L’incontro tra musica e intelligenza artificiale, in realtà, è storia vecchia. Già alla fine degli anni Cinquanta, il compositore americano Lejaren Hiller Jr. e il matematico Leonard Isaacson, pubblicarono il primo libro sull’argomento intitolato “Experimental Music: Composition with an Electronic Computer”. Con il progresso tecnologico degli ultimi anni i tentativi hanno raggiunto livelli mai visti prima, sia per il numero che per la qualità delle produzioni. Da “Hello, world” dell’avanguardista francese Skygge, a “Wind Down” di James Blake (primo disco costruito con l’AI a essere pubblicato da una grande casa discografica), passando dal visionario “Proto” di Holly Herndon, un’innovativa artista statunitense che è stata la prima a utilizzare le reti neurali per il canto e che di recente, grazie all’AI, ha creato Holly+, un suo clone vocale disponibile online in modo che tutti possano sperimentare. Il compositore e ricercatore Oded Ben-Tal, invece, è riuscito a creare un software in grado di suonare contemporaneamente a un pianista, ascoltando la musica e accompagnandolo, improvvisando le note come farebbe una persona in carne e ossa.

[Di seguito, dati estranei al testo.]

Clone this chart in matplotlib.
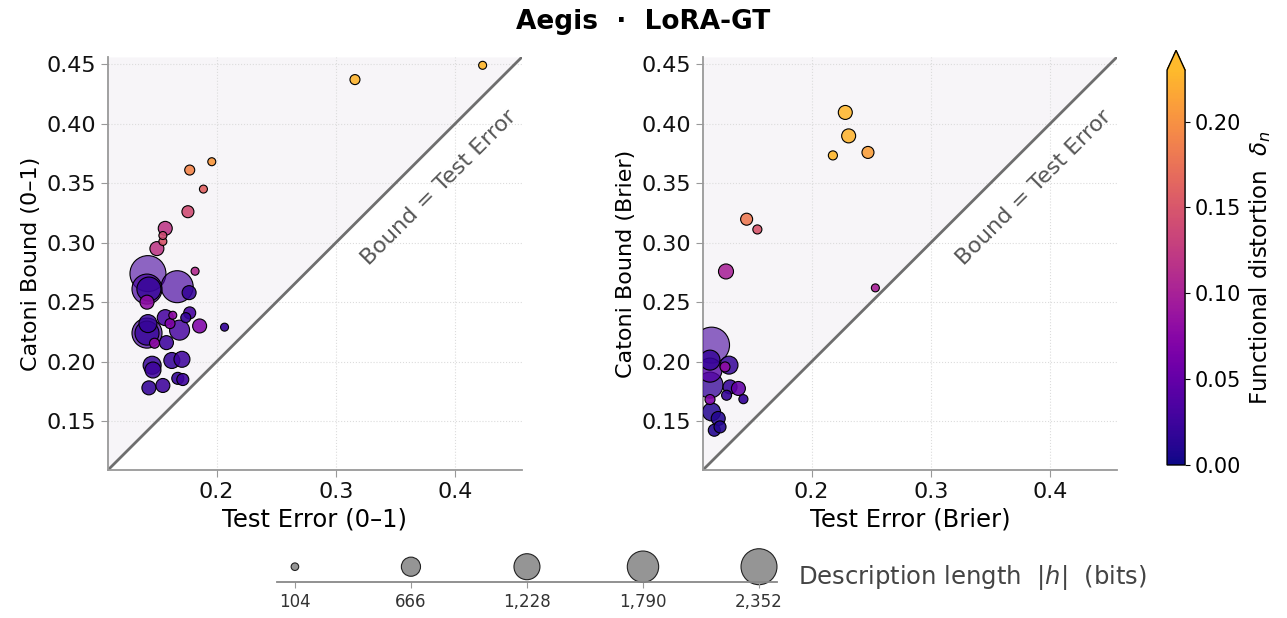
import numpy as np
import matplotlib.pyplot as plt
from matplotlib.colors import Normalize, ListedColormap

# left panel: 0-1 loss
err_01 = [0.423, 0.316, 0.196, 0.1775, 0.189, 0.176, 0.157, 0.155, 0.155, 0.150,
          0.182, 0.1425, 0.167, 0.1417, 0.1433, 0.177, 0.1417, 0.1633, 0.1775, 0.157,
          0.1742, 0.1858, 0.161, 0.1425, 0.1417, 0.1417, 0.169, 0.148, 0.158, 0.2067,
          0.146, 0.1467, 0.1625, 0.171, 0.1433, 0.155, 0.1675, 0.1717]
bound_01 = [0.449, 0.437, 0.368, 0.361, 0.345, 0.326, 0.312, 0.306, 0.301, 0.295,
            0.276, 0.274, 0.263, 0.261, 0.261, 0.258, 0.250, 0.239, 0.241, 0.237,
            0.237, 0.230, 0.232, 0.232, 0.224, 0.224, 0.2265, 0.2155, 0.216, 0.229,
            0.197, 0.193, 0.201, 0.202, 0.178, 0.180, 0.186, 0.185]
bits_01 = [116, 182, 116, 182, 116, 262, 356, 116, 116, 356,
           116, 2352, 1860, 1640, 1050, 356, 356, 116, 262, 465,
           182, 356, 182, 590, 1640, 1050, 727, 182, 356, 116,
           590, 465, 465, 465, 356, 356, 262, 262]
delta_01 = [0.228, 0.225, 0.205, 0.19, 0.16, 0.14, 0.12, 0.14, 0.15, 0.12,
            0.11, 0.03, 0.03, 0.03, 0.02, 0.02, 0.08, 0.08, 0.03, 0.03,
            0.02, 0.07, 0.07, 0.02, 0.03, 0.02, 0.03, 0.08, 0.025, 0.02,
            0.02, 0.025, 0.02, 0.025, 0.02, 0.025, 0.02, 0.025]

# right panel: Brier
err_br = [0.2283, 0.2311, 0.2179, 0.2473, 0.1456, 0.1546, 0.1283, 0.2535, 0.1162, 0.1149,
          0.1308, 0.1275, 0.1149, 0.1149, 0.1387, 0.1317, 0.1288, 0.1429, 0.1149, 0.1162,
          0.1218, 0.1233, 0.1185]
bound_br = [0.4094, 0.3897, 0.3733, 0.3758, 0.3197, 0.3111, 0.2758, 0.2620, 0.2139, 0.2013,
            0.1971, 0.1956, 0.1929, 0.1803, 0.1775, 0.1788, 0.1718, 0.1685, 0.1682, 0.1578,
            0.1523, 0.1452, 0.1424]
bits_br = [356, 356, 150, 262, 262, 150, 410, 116, 2352, 727,
           590, 182, 1050, 1230, 356, 356, 182, 150, 182, 590,
           356, 262, 262]
delta_br = [0.228, 0.225, 0.228, 0.21, 0.18, 0.15, 0.10, 0.10, 0.03, 0.02,
            0.02, 0.08, 0.04, 0.02, 0.05, 0.02, 0.02, 0.02, 0.07, 0.01,
            0.01, 0.01, 0.01]

LEGEND_BITS = [104, 666, 1228, 1790, 2352]
CB_TICKS = [0.00, 0.05, 0.10, 0.15, 0.20]
LIMS = (0.109, 0.456)
SIZE_K = 0.285

cmap = ListedColormap(plt.get_cmap('plasma')(np.linspace(0.0, 0.85, 256)))
norm = Normalize(vmin=0.0, vmax=0.23)


def panel(ax, err, bound, bits, delta, xlabel, ylabel):
    lo, hi = LIMS
    ax.fill_between([lo, hi], [lo, hi], hi, color='#f7f5f8', zorder=0, lw=0)
    ax.plot([lo, hi], [lo, hi], color='#6e6e6e', lw=2.0, zorder=1)
    ax.text(0.386, 0.346, 'Bound = Test Error', rotation=45, ha='center', va='center',
            fontsize=16, color='#555555')
    err, bound, bits, delta = map(np.asarray, (err, bound, bits, delta))
    order = np.argsort(-bits)
    cols = cmap(norm(delta[order]))
    cols[:, 3] = 0.92 - 0.32 * (bits[order] - 104) / (2352 - 104)
    ax.scatter(err[order], bound[order], s=bits[order] * SIZE_K, c=cols,
               edgecolors='black', linewidths=0.8, zorder=3)
    ax.set_xlim(LIMS)
    ax.set_ylim(LIMS)
    ax.set_xticks([0.2, 0.3, 0.4])
    ax.set_yticks([0.15, 0.20, 0.25, 0.30, 0.35, 0.40, 0.45])
    ax.grid(True, color='#dcdcdc', linestyle=':', lw=0.8, zorder=0)
    ax.set_axisbelow(True)
    for s in ['top', 'right']:
        ax.spines[s].set_visible(False)
    for s in ['left', 'bottom']:
        ax.spines[s].set_color('#999999')
        ax.spines[s].set_linewidth(1.3)
    ax.tick_params(colors='#999999', labelcolor='#111111', labelsize=16, length=5)
    ax.set_xlabel(xlabel, fontsize=17.5)
    ax.set_ylabel(ylabel, fontsize=16)


fig = plt.figure(figsize=(12.87, 6.18), dpi=100)
ax1 = fig.add_axes([0.0839, 0.2395, 0.3217, 0.6683])
ax2 = fig.add_axes([0.5462, 0.2395, 0.3217, 0.6683])
panel(ax1, err_01, bound_01, bits_01, delta_01, 'Test Error (0–1)', 'Catoni Bound (0–1)')
panel(ax2, err_br, bound_br, bits_br, delta_br, 'Test Error (Brier)', 'Catoni Bound (Brier)')

fig.suptitle('Aegis  ·  LoRA-GT', fontsize=19, fontweight='bold', y=0.986)

# colorbar
cax = fig.add_axes([0.9068, 0.2476, 0.014, 0.671])
sm = plt.cm.ScalarMappable(norm=norm, cmap=cmap)
cb = fig.colorbar(sm, cax=cax, extend='max', ticks=CB_TICKS)
cb.ax.tick_params(labelsize=15)
cb.outline.set_linewidth(1.0)
cb.set_label('Functional distortion  $\\delta_n$', fontsize=16.5)

# size legend
lax = fig.add_axes([0.2152, 0.058, 0.3885, 0.05])
lax.scatter(LEGEND_BITS, [0] * len(LEGEND_BITS), s=np.array(LEGEND_BITS) * SIZE_K,
            color='#959595', edgecolors='#222222', linewidths=0.8, clip_on=False)
lax.set_xlim(17, 2439)
lax.set_ylim(-1, 1)
lax.set_xticks(LEGEND_BITS)
lax.set_xticklabels([f'{b:,}' for b in LEGEND_BITS])
lax.set_yticks([])
for s in ['top', 'right', 'left']:
    lax.spines[s].set_visible(False)
lax.spines['bottom'].set_color('#888888')
lax.spines['bottom'].set_linewidth(1.3)
lax.patch.set_visible(False)
lax.tick_params(axis='x', colors='#999999', labelcolor='#333333', labelsize=12, length=4)
fig.text(0.62, 0.066, 'Description length  $|h|$  (bits)', fontsize=17.5,
         color='#444444', va='center', ha='left')

fig.savefig('out.png', dpi=100)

«Fino a pochi anni fa, tutto questo era inimmaginabile», riprende Andrea Chenna. Quando hanno eseguito “Lili” in pubblico e ha detto come era stata creata «in tanti non ci credevano. Il che è buffo. Di solito la gente fa il contrario, cioè si fa fare le cose dalle macchine e poi dice che è roba sua. Io dico che è fatta dalle macchine e non mi credono. Dicono, “non è possibile, c’è troppa anima, troppa sensibilità». Il punto sta proprio nell’interazione, secondo il compositore. La ballata era comunque suonata da musicisti reali e lo stesso processo creativo è ibrido. Era lui che sceglieva quali passaggi inventati dall’algoritmo potevano essere interessanti e chiedeva di svilupparli meglio. «Il bello della macchina è che non ha pregiudizi, ti manda fuori delle cose stupefacenti, un po’come fanno i bambini. Il suo contributo è la purezza, ma l’intuito resta quello umano».

A pochi mesi dall’esperimento di Chenna il panorama è già cambiato radicalmente. Ora l’intelligenza artificiale genera intere tracce musicali partendo da semplici descrizioni testuali. La qualità è ancora lontana da quella umana, ma molti artisti sono preoccupati che il loro lavoro venga copiato o soppiantato. «Si tratta di cose brevi, brani ripetitivi e un po’ banali. Forse è perché il mercato ha bisogno di questo, per video game o musica da mettere nei video o nei social. È possibile che migliorerà come accaduto per gli algoritmi degli scacchi che hanno di gran lunga superato l’uomo. Eppure alle persone continuano a interessare le partite tra i giocatori più forti al mondo, non quelle tra i computer». A dover temere di perdere il lavoro semmai «sono i mediocri, chi fa cose ripetitive o di qualità scadente». Ai veri creativi, invece, è probabile che il futuro riservi di suonare a quattro mani con le macchine.